[WORK REQUIRED] Set the lines down again exactly, first line through the line that contains "const INK = '#1a1a1a';", with no pictures.

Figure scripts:
____
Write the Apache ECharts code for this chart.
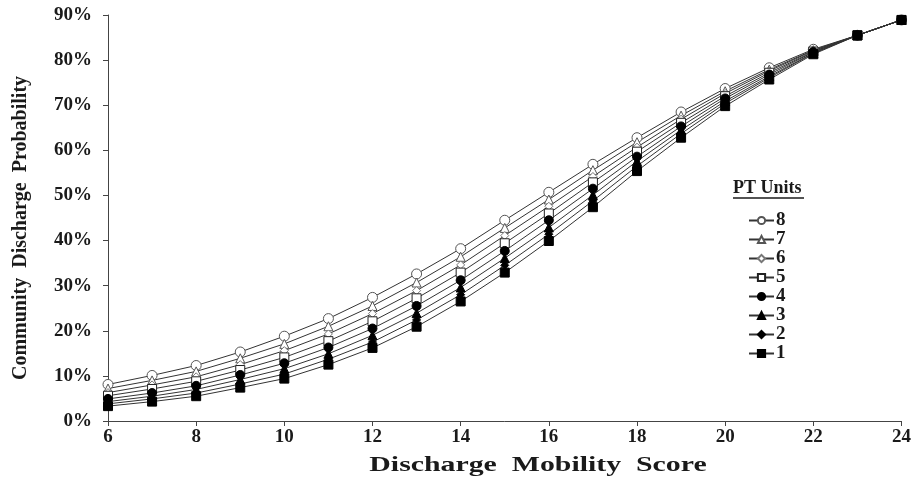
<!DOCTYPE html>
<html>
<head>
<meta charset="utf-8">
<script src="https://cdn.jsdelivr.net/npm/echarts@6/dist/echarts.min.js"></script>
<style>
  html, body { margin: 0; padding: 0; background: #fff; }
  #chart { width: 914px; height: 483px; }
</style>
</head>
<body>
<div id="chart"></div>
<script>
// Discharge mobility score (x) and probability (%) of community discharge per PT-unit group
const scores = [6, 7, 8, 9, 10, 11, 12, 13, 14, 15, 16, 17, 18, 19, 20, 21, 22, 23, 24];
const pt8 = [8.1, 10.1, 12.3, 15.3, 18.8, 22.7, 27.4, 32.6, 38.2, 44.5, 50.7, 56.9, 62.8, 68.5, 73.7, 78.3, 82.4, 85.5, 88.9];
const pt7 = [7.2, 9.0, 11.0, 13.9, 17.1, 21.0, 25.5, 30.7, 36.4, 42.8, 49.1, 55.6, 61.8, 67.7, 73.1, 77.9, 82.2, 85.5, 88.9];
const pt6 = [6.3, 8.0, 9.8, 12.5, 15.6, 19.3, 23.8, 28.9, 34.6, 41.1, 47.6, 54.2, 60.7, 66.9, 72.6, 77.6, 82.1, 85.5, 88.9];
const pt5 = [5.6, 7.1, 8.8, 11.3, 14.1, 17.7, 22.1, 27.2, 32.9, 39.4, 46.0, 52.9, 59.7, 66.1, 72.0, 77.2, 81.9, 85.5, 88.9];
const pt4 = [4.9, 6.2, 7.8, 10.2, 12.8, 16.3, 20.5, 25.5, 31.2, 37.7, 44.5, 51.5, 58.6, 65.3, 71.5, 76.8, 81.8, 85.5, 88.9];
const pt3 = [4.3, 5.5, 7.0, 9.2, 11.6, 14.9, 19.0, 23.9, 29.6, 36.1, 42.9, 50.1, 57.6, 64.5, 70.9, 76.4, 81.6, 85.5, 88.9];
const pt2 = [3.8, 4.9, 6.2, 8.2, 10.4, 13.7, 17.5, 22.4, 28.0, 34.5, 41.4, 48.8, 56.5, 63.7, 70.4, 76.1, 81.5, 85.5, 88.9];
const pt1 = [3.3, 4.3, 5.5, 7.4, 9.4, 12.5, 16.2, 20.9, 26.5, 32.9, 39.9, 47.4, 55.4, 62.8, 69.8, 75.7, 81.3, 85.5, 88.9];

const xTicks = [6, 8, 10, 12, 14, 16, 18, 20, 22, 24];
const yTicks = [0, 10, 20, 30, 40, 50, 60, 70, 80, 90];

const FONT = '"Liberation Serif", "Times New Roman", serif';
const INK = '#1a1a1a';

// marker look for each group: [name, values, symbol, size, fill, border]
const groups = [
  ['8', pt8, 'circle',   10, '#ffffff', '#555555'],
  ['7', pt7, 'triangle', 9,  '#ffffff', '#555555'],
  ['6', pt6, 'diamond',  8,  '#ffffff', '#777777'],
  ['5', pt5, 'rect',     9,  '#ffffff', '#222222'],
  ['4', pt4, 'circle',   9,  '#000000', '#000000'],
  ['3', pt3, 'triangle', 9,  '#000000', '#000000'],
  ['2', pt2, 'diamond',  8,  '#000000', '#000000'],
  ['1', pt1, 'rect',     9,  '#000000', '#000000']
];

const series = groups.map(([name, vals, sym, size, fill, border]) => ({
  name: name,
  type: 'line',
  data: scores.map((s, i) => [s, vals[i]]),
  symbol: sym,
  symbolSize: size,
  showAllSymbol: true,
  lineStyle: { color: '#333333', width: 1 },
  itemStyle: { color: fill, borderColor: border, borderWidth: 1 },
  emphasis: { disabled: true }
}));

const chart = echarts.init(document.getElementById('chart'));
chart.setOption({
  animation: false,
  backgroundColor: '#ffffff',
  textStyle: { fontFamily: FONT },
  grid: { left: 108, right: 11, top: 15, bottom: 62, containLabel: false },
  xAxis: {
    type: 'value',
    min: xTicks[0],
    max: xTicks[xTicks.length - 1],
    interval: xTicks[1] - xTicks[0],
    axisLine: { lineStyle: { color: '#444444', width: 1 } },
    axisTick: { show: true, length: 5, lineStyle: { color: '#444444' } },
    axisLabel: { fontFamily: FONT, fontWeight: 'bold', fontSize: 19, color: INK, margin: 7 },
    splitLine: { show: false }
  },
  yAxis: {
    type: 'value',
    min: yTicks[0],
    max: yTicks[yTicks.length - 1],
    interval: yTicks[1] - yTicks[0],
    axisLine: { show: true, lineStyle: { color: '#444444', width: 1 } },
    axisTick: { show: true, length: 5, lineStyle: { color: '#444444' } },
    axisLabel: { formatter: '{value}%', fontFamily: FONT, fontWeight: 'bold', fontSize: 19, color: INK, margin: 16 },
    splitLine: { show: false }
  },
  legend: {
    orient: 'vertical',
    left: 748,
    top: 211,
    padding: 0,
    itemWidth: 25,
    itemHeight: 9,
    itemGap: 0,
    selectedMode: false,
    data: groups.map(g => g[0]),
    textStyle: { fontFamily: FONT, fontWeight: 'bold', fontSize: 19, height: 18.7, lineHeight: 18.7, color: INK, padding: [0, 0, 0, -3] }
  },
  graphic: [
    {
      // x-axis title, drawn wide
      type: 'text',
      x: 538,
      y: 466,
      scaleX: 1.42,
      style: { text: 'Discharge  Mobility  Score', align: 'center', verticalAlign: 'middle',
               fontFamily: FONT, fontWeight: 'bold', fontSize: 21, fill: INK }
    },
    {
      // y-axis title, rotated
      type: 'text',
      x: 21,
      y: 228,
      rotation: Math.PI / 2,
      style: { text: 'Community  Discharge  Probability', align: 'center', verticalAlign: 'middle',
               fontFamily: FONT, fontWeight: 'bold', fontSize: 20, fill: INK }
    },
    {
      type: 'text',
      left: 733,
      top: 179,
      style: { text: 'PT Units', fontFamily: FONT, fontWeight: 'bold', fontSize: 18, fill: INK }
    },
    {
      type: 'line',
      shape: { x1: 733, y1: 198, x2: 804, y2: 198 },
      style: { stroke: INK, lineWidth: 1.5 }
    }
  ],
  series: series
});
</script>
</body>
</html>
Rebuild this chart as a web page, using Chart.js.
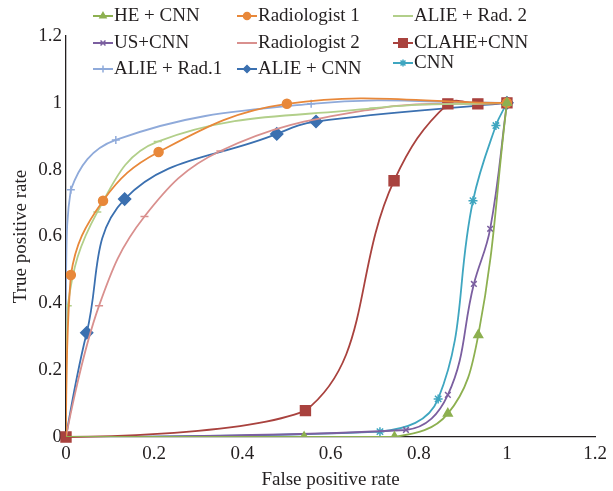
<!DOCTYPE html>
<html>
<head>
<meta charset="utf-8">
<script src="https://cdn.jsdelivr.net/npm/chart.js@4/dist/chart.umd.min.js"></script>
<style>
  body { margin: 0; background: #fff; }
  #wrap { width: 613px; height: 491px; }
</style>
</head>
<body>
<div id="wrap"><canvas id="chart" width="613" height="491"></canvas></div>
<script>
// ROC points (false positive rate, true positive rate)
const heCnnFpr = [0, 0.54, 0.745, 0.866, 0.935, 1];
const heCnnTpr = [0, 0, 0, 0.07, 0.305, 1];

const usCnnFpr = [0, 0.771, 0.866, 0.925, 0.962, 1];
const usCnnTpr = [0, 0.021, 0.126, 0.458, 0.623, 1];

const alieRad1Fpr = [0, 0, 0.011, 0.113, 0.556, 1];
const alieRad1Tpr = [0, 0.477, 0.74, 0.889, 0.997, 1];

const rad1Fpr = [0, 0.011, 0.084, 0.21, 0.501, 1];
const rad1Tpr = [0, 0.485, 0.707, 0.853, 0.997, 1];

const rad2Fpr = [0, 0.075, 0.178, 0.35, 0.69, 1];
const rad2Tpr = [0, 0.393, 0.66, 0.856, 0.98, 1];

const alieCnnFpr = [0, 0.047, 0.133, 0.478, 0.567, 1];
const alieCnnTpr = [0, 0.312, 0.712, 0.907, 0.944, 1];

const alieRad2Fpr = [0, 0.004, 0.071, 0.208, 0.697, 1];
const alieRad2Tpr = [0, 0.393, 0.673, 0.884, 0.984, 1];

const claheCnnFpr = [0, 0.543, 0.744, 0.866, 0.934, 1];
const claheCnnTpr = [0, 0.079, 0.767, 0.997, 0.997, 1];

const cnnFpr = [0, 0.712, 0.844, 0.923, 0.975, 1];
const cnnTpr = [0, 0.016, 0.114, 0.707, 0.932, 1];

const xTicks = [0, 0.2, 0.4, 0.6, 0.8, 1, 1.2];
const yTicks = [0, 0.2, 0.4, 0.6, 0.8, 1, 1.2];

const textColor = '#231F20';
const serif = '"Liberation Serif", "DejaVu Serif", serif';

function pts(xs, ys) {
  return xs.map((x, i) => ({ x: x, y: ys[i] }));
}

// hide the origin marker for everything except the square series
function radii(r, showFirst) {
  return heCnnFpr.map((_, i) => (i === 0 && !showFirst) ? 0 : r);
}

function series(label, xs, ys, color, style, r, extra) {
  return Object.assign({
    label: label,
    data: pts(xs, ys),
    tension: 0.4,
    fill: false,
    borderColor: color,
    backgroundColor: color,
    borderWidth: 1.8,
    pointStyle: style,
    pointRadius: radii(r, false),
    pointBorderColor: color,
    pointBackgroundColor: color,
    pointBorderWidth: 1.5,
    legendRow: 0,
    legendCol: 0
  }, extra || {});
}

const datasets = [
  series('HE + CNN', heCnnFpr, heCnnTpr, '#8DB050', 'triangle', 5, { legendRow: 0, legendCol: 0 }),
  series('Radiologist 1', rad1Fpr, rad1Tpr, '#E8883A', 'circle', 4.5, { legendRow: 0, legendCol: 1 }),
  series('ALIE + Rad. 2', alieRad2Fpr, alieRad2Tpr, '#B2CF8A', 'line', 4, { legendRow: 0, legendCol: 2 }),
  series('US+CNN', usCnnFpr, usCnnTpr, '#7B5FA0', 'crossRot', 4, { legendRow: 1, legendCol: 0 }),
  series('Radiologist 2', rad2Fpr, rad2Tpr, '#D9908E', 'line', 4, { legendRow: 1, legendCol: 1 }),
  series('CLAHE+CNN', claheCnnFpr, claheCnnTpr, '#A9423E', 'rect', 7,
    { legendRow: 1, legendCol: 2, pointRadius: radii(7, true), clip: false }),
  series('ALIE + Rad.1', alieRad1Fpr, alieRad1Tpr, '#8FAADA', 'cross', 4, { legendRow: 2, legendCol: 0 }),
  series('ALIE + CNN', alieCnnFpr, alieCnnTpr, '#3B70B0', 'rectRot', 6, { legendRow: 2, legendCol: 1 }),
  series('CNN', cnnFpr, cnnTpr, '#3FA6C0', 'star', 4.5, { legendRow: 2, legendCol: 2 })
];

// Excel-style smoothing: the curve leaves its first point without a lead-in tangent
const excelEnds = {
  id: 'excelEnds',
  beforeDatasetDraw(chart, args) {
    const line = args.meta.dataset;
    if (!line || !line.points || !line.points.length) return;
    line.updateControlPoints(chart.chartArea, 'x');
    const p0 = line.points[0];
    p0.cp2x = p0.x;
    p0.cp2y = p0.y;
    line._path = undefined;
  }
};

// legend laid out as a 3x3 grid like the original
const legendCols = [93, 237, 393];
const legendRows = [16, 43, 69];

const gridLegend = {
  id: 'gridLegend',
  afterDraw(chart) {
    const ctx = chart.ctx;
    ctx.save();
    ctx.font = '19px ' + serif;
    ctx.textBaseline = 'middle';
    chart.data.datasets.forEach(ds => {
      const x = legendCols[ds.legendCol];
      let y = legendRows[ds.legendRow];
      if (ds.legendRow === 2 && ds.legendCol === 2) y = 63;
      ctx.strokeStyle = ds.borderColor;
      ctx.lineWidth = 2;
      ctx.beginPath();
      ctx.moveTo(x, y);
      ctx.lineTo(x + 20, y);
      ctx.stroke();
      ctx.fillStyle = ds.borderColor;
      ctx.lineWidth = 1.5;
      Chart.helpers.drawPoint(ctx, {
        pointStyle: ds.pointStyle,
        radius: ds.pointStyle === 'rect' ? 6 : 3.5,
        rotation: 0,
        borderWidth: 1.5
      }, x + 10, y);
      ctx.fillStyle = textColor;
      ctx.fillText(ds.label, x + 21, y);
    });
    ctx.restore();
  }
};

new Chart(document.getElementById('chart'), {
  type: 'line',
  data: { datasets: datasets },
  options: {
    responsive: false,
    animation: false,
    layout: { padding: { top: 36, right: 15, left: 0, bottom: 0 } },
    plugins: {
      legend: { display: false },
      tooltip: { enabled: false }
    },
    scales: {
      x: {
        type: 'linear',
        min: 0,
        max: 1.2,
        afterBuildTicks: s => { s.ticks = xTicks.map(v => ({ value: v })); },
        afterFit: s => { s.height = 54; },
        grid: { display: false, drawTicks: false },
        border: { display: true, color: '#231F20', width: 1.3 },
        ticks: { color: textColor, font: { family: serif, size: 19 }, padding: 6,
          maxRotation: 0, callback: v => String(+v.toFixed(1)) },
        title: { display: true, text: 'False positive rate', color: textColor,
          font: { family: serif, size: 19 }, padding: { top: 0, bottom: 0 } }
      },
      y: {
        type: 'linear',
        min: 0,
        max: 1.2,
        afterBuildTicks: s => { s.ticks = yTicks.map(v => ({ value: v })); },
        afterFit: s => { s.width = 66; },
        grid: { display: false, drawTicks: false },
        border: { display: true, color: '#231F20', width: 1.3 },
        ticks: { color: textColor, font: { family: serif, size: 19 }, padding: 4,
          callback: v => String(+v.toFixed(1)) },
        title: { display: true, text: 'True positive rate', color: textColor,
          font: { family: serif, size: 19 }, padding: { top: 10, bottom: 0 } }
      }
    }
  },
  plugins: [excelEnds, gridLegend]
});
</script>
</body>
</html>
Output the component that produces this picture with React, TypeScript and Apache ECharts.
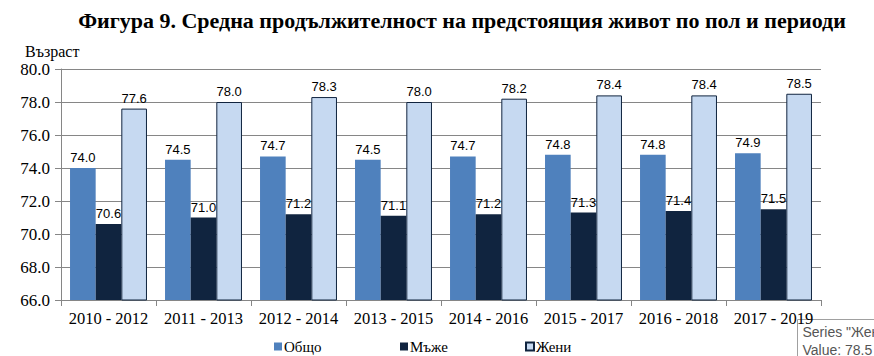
____
[SOLUTION TO THIS TASK]
Write the Apache ECharts code for this chart.
<!DOCTYPE html>
<html>
<head>
<meta charset="utf-8">
<script src="https://cdn.jsdelivr.net/npm/echarts@6/dist/echarts.min.js"></script>
<style>
  html, body { margin: 0; padding: 0; background: #fff; }
  #chart { width: 914px; height: 483px; }
</style>
</head>
<body>
<div id="chart"></div>
<script>
// Discharge mobility score (x) and probability (%) of community discharge per PT-unit group
const scores = [6, 7, 8, 9, 10, 11, 12, 13, 14, 15, 16, 17, 18, 19, 20, 21, 22, 23, 24];
const pt8 = [8.1, 10.1, 12.3, 15.3, 18.8, 22.7, 27.4, 32.6, 38.2, 44.5, 50.7, 56.9, 62.8, 68.5, 73.7, 78.3, 82.4, 85.5, 88.9];
const pt7 = [7.2, 9.0, 11.0, 13.9, 17.1, 21.0, 25.5, 30.7, 36.4, 42.8, 49.1, 55.6, 61.8, 67.7, 73.1, 77.9, 82.2, 85.5, 88.9];
const pt6 = [6.3, 8.0, 9.8, 12.5, 15.6, 19.3, 23.8, 28.9, 34.6, 41.1, 47.6, 54.2, 60.7, 66.9, 72.6, 77.6, 82.1, 85.5, 88.9];
const pt5 = [5.6, 7.1, 8.8, 11.3, 14.1, 17.7, 22.1, 27.2, 32.9, 39.4, 46.0, 52.9, 59.7, 66.1, 72.0, 77.2, 81.9, 85.5, 88.9];
const pt4 = [4.9, 6.2, 7.8, 10.2, 12.8, 16.3, 20.5, 25.5, 31.2, 37.7, 44.5, 51.5, 58.6, 65.3, 71.5, 76.8, 81.8, 85.5, 88.9];
const pt3 = [4.3, 5.5, 7.0, 9.2, 11.6, 14.9, 19.0, 23.9, 29.6, 36.1, 42.9, 50.1, 57.6, 64.5, 70.9, 76.4, 81.6, 85.5, 88.9];
const pt2 = [3.8, 4.9, 6.2, 8.2, 10.4, 13.7, 17.5, 22.4, 28.0, 34.5, 41.4, 48.8, 56.5, 63.7, 70.4, 76.1, 81.5, 85.5, 88.9];
const pt1 = [3.3, 4.3, 5.5, 7.4, 9.4, 12.5, 16.2, 20.9, 26.5, 32.9, 39.9, 47.4, 55.4, 62.8, 69.8, 75.7, 81.3, 85.5, 88.9];

const xTicks = [6, 8, 10, 12, 14, 16, 18, 20, 22, 24];
const yTicks = [0, 10, 20, 30, 40, 50, 60, 70, 80, 90];

const FONT = '"Liberation Serif", "Times New Roman", serif';
const INK = '#1a1a1a';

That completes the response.